Thursday, July 3, 2008

Lead Paint Cinch


Yesterday was a good day for justice in Rhode Island, where the state Supreme Court stopped cold an attempt to turn lead paint into the next tobacco or asbestos.


The 4-0 ruling overturned a 2006 jury verdict that was the first court decision swallowing the theory that lead paint is a "public nuisance." Under that legal reasoning, the state claimed lead paint harmed public health – and companies that once made the product could be held liable whether or not there was even an injured party.


Writing for the court, Chief Justice Frank Williams explained that "the state has not and cannot allege any set of facts to support its public nuisance claim." When the case came before the court in May, Justice Paul Suttell compared the state's argument to the story of Seven Blind Men and an Elephant – some of the pieces may make sense, but none of them add up to a coherent whole.
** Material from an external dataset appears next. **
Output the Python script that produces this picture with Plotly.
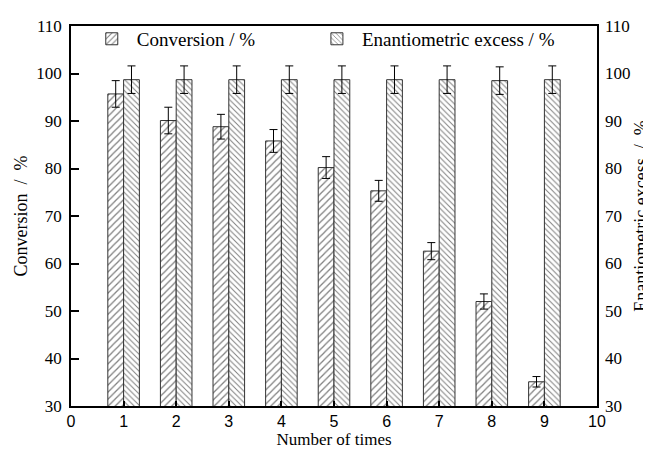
import plotly.graph_objects as go

times = [1, 2, 3, 4, 5, 6, 7, 8, 9]
conversion = [95.7, 90.1, 88.8, 85.8, 80.2, 75.3, 62.6, 52.0, 35.1]
conversion_err = [2.8, 2.8, 2.6, 2.4, 2.3, 2.2, 1.8, 1.6, 1.1]
ee = [98.7, 98.7, 98.7, 98.7, 98.7, 98.7, 98.7, 98.5, 98.7]
ee_err = [2.9, 2.9, 2.9, 2.9, 2.9, 2.9, 2.9, 2.9, 2.9]
x_ticks = [0, 1, 2, 3, 4, 5, 6, 7, 8, 9, 10]
y_ticks = [30, 40, 50, 60, 70, 80, 90, 100, 110]

serif = "Liberation Serif"
sans = "Liberation Sans"

fig = go.Figure()
fig.add_trace(go.Bar(
    x=times, y=conversion, name="Conversion / %", legend="legend",
    marker=dict(color="white", line=dict(color="#333", width=1),
                pattern=dict(shape="/", fgcolor="black", bgcolor="white", size=5, solidity=0.25)),
    error_y=dict(type="data", array=conversion_err, color="black", thickness=1, width=4),
))
fig.add_trace(go.Bar(
    x=times, y=ee, name="Enantiometric excess / %", legend="legend2",
    marker=dict(color="white", line=dict(color="#333", width=1),
                pattern=dict(shape="\\", fgcolor="black", bgcolor="white", size=4, solidity=0.25)),
    error_y=dict(type="data", array=ee_err, color="black", thickness=1, width=4),
))
# invisible trace so the right-hand axis is drawn
fig.add_trace(go.Scatter(x=times, y=ee, yaxis="y2", mode="none", showlegend=False, hoverinfo="skip"))

legend_common = dict(orientation="h", y=0.966, xanchor="left", yanchor="middle",
                     font=dict(family=serif, size=19), itemwidth=40,
                     bgcolor="rgba(0,0,0,0)")

fig.update_layout(
    width=643, height=447,
    margin=dict(l=63, r=54, t=13, b=49),
    paper_bgcolor="white", plot_bgcolor="white",
    barmode="group", bargap=0.4, bargroupgap=0,
    font=dict(family=serif, size=16, color="black"),
    showlegend=True,
    legend=dict(x=0.030, **legend_common),
    legend2=dict(x=0.458, **legend_common),
    xaxis=dict(range=[0, 10], tickvals=x_ticks, ticks="inside", ticklen=5, tickwidth=1.5,
               tickcolor="black", showline=True, linecolor="black", linewidth=1.5,
               mirror=True, showgrid=False, zeroline=False, automargin=False,
               tickfont=dict(family=sans, size=16),
               title=dict(text="Number of times", font=dict(family=serif, size=17), standoff=3)),
    yaxis=dict(range=[30, 110], tickvals=y_ticks, ticks="inside", ticklen=8, tickwidth=1.5,
               tickcolor="black", showline=True, linecolor="black", linewidth=1.5,
               mirror=True, showgrid=False, zeroline=False, automargin=False,
               tickfont=dict(family=serif, size=17), ticklabelstandoff=4,
               title=dict(text="Conversion  /  %", font=dict(family=serif, size=18), standoff=4)),
    yaxis2=dict(range=[30, 110], tickvals=y_ticks, overlaying="y", side="right",
                ticks="", showline=False, showgrid=False, zeroline=False, automargin=False,
                tickfont=dict(family=serif, size=17), ticklabelstandoff=7,
                title=dict(text="Enantiometric excess  /  %", font=dict(family=serif, size=18), standoff=12)),
)

fig.write_html("out.html")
The lead paint as "nuisance" theory was ginned up by Motley Rice, the South Carolina firm famous for its tobacco shakedowns. The law firm found a partner in then-Rhode Island Attorney General (and now U.S. Democratic Senator) Sheldon Whitehouse, who brought the first lead nuisance suit in the country. The theory was picked up by current AG Patrick Lynch, who has worked hand-in-wallet with Motley Rice and others, dishing them a contingency contract worth 16.67% of any settlement.


Yesterday's decision should deny them that jackpot injustice. But the cost of fighting these suits over nearly a decade has still been steep for the three paint company defendants. Sherwin-Williams Co. saw its stock plummet after the 2006 verdict, erasing about $1.8 billion in market cap, a third of its value at the time. The British "loser pays" rule is designed to deter precisely this kind of legal abuse by making the loser pay for bringing frivolous cases.


Yesterday's ruling should help guide states like California and Ohio where lead-paint cases are pending. The decision makes Rhode Island the third state Supreme Court – after New Jersey and Missouri – to reject attempts to use the "public nuisance" theory in lieu of more straightforward product liability litigation.


There's no question that lead paint can be dangerous to children who ingest it, a risk in places where walls are peeling in old and poorly maintained buildings. But there's also no question the risk has declined precipitously. The Centers for Disease Control noted in 2005 that prevention efforts had produced a "dramatic decline" in the number of children with elevated levels of lead in the blood over the past several decades. By 2007, the incidence of lead exposure in Rhode Island children was 1.3% – below the national average.


Yesterday's ruling is good news for paint makers and consumers, and even better news as a rebuke to the plaintiffs bar and its political patrons. Industries that make lawful products should not be held hostage to bogus legal theories whose only purpose is looting honest companies.